* [EXERCISE]: Skip every image and restate the data word for word.

* [COLLECTED DATA]:
•••
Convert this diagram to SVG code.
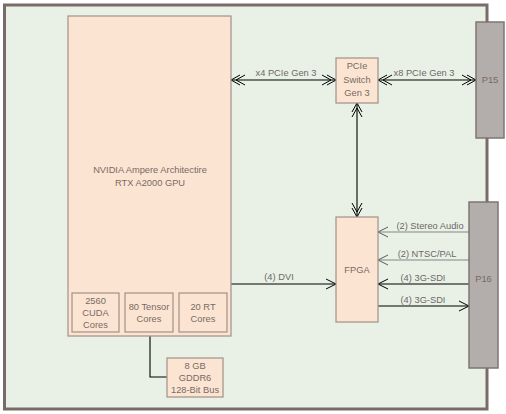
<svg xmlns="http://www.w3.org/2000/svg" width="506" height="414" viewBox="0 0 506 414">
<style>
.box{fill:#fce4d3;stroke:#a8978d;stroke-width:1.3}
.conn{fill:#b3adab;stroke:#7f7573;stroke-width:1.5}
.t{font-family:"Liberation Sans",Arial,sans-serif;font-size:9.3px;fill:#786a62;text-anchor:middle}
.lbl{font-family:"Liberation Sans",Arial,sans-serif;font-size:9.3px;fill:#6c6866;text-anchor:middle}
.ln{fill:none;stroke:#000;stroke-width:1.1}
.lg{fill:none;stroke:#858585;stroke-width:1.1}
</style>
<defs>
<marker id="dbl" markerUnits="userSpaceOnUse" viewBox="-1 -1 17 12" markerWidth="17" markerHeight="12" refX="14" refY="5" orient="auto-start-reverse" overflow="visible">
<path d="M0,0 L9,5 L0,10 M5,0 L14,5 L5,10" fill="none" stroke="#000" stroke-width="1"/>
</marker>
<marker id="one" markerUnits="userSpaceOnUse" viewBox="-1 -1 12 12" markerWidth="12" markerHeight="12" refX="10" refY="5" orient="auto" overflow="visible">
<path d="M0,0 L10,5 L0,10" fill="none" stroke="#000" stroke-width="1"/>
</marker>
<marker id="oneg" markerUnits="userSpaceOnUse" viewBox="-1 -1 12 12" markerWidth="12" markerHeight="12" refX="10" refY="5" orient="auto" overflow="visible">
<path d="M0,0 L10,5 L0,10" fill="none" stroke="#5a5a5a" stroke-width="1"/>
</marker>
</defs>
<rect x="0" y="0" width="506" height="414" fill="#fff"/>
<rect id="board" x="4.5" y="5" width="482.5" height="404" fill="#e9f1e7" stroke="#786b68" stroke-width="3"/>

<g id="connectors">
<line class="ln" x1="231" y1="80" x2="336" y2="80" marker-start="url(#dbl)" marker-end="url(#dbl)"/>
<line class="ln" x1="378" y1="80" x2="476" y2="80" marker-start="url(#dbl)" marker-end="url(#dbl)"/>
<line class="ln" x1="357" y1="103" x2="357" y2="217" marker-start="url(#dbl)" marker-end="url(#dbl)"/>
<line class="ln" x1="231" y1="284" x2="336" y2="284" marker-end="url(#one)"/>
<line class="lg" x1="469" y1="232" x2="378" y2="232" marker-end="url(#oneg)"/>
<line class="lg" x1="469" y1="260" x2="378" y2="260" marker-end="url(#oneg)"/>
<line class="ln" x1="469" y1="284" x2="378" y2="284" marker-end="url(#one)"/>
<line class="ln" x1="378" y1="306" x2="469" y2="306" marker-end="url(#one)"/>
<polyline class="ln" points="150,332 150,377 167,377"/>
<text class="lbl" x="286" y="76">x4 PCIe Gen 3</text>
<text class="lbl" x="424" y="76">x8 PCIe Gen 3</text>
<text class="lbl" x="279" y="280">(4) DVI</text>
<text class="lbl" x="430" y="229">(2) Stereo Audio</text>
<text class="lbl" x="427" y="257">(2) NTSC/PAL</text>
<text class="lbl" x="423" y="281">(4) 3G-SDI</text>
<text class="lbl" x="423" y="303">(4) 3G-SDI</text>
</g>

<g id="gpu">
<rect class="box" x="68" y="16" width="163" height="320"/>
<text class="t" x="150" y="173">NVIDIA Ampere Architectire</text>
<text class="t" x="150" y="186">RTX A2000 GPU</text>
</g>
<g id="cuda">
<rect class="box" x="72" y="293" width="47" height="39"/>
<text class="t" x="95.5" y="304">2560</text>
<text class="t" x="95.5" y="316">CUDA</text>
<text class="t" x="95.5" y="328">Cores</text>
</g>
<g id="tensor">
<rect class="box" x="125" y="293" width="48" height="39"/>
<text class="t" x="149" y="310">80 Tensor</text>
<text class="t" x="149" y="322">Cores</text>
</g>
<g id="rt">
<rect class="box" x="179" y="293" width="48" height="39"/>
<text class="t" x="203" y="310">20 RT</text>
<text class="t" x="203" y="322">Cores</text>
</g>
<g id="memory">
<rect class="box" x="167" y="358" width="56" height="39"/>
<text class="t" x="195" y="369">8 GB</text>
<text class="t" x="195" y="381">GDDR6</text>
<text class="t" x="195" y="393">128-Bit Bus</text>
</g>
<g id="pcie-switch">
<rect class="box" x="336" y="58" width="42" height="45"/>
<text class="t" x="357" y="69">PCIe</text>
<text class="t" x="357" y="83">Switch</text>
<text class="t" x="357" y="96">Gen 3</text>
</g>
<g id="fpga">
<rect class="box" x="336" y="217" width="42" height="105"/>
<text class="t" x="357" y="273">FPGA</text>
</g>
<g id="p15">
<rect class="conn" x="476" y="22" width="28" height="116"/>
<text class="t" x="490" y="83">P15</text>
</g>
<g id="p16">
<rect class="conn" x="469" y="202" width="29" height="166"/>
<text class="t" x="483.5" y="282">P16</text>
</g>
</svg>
•••
* [RESPONSE TO THE TASK]:
Convert this diagram to SVG code.
<svg xmlns="http://www.w3.org/2000/svg" width="506" height="414" viewBox="0 0 506 414">
<style>
.box{fill:#fce4d3;stroke:#a8978d;stroke-width:1.3}
.conn{fill:#b3adab;stroke:#7f7573;stroke-width:1.5}
.t{font-family:"Liberation Sans",Arial,sans-serif;font-size:9.3px;fill:#786a62;text-anchor:middle}
.lbl{font-family:"Liberation Sans",Arial,sans-serif;font-size:9.3px;fill:#6c6866;text-anchor:middle}
.ln{fill:none;stroke:#000;stroke-width:1.1}
.lg{fill:none;stroke:#858585;stroke-width:1.1}
</style>
<defs>
<marker id="dbl" markerUnits="userSpaceOnUse" viewBox="-1 -1 17 12" markerWidth="17" markerHeight="12" refX="14" refY="5" orient="auto-start-reverse" overflow="visible">
<path d="M0,0 L9,5 L0,10 M5,0 L14,5 L5,10" fill="none" stroke="#000" stroke-width="1"/>
</marker>
<marker id="one" markerUnits="userSpaceOnUse" viewBox="-1 -1 12 12" markerWidth="12" markerHeight="12" refX="10" refY="5" orient="auto" overflow="visible">
<path d="M0,0 L10,5 L0,10" fill="none" stroke="#000" stroke-width="1"/>
</marker>
<marker id="oneg" markerUnits="userSpaceOnUse" viewBox="-1 -1 12 12" markerWidth="12" markerHeight="12" refX="10" refY="5" orient="auto" overflow="visible">
<path d="M0,0 L10,5 L0,10" fill="none" stroke="#5a5a5a" stroke-width="1"/>
</marker>
</defs>
<rect x="0" y="0" width="506" height="414" fill="#fff"/>
<rect id="board" x="4.5" y="5" width="482.5" height="404" fill="#e9f1e7" stroke="#786b68" stroke-width="3"/>

<g id="connectors">
<line class="ln" x1="231" y1="80" x2="336" y2="80" marker-start="url(#dbl)" marker-end="url(#dbl)"/>
<line class="ln" x1="378" y1="80" x2="476" y2="80" marker-start="url(#dbl)" marker-end="url(#dbl)"/>
<line class="ln" x1="357" y1="103" x2="357" y2="217" marker-start="url(#dbl)" marker-end="url(#dbl)"/>
<line class="ln" x1="231" y1="284" x2="336" y2="284" marker-end="url(#one)"/>
<line class="lg" x1="469" y1="232" x2="378" y2="232" marker-end="url(#oneg)"/>
<line class="lg" x1="469" y1="260" x2="378" y2="260" marker-end="url(#oneg)"/>
<line class="ln" x1="469" y1="284" x2="378" y2="284" marker-end="url(#one)"/>
<line class="ln" x1="378" y1="306" x2="469" y2="306" marker-end="url(#one)"/>
<polyline class="ln" points="150,332 150,377 167,377"/>
<text class="lbl" x="286" y="76">x4 PCIe Gen 3</text>
<text class="lbl" x="424" y="76">x8 PCIe Gen 3</text>
<text class="lbl" x="279" y="280">(4) DVI</text>
<text class="lbl" x="430" y="229">(2) Stereo Audio</text>
<text class="lbl" x="427" y="257">(2) NTSC/PAL</text>
<text class="lbl" x="423" y="281">(4) 3G-SDI</text>
<text class="lbl" x="423" y="303">(4) 3G-SDI</text>
</g>

<g id="gpu">
<rect class="box" x="68" y="16" width="163" height="320"/>
<text class="t" x="150" y="173">NVIDIA Ampere Architectire</text>
<text class="t" x="150" y="186">RTX A2000 GPU</text>
</g>
<g id="cuda">
<rect class="box" x="72" y="293" width="47" height="39"/>
<text class="t" x="95.5" y="304">2560</text>
<text class="t" x="95.5" y="316">CUDA</text>
<text class="t" x="95.5" y="328">Cores</text>
</g>
<g id="tensor">
<rect class="box" x="125" y="293" width="48" height="39"/>
<text class="t" x="149" y="310">80 Tensor</text>
<text class="t" x="149" y="322">Cores</text>
</g>
<g id="rt">
<rect class="box" x="179" y="293" width="48" height="39"/>
<text class="t" x="203" y="310">20 RT</text>
<text class="t" x="203" y="322">Cores</text>
</g>
<g id="memory">
<rect class="box" x="167" y="358" width="56" height="39"/>
<text class="t" x="195" y="369">8 GB</text>
<text class="t" x="195" y="381">GDDR6</text>
<text class="t" x="195" y="393">128-Bit Bus</text>
</g>
<g id="pcie-switch">
<rect class="box" x="336" y="58" width="42" height="45"/>
<text class="t" x="357" y="69">PCIe</text>
<text class="t" x="357" y="83">Switch</text>
<text class="t" x="357" y="96">Gen 3</text>
</g>
<g id="fpga">
<rect class="box" x="336" y="217" width="42" height="105"/>
<text class="t" x="357" y="273">FPGA</text>
</g>
<g id="p15">
<rect class="conn" x="476" y="22" width="28" height="116"/>
<text class="t" x="490" y="83">P15</text>
</g>
<g id="p16">
<rect class="conn" x="469" y="202" width="29" height="166"/>
<text class="t" x="483.5" y="282">P16</text>
</g>
</svg>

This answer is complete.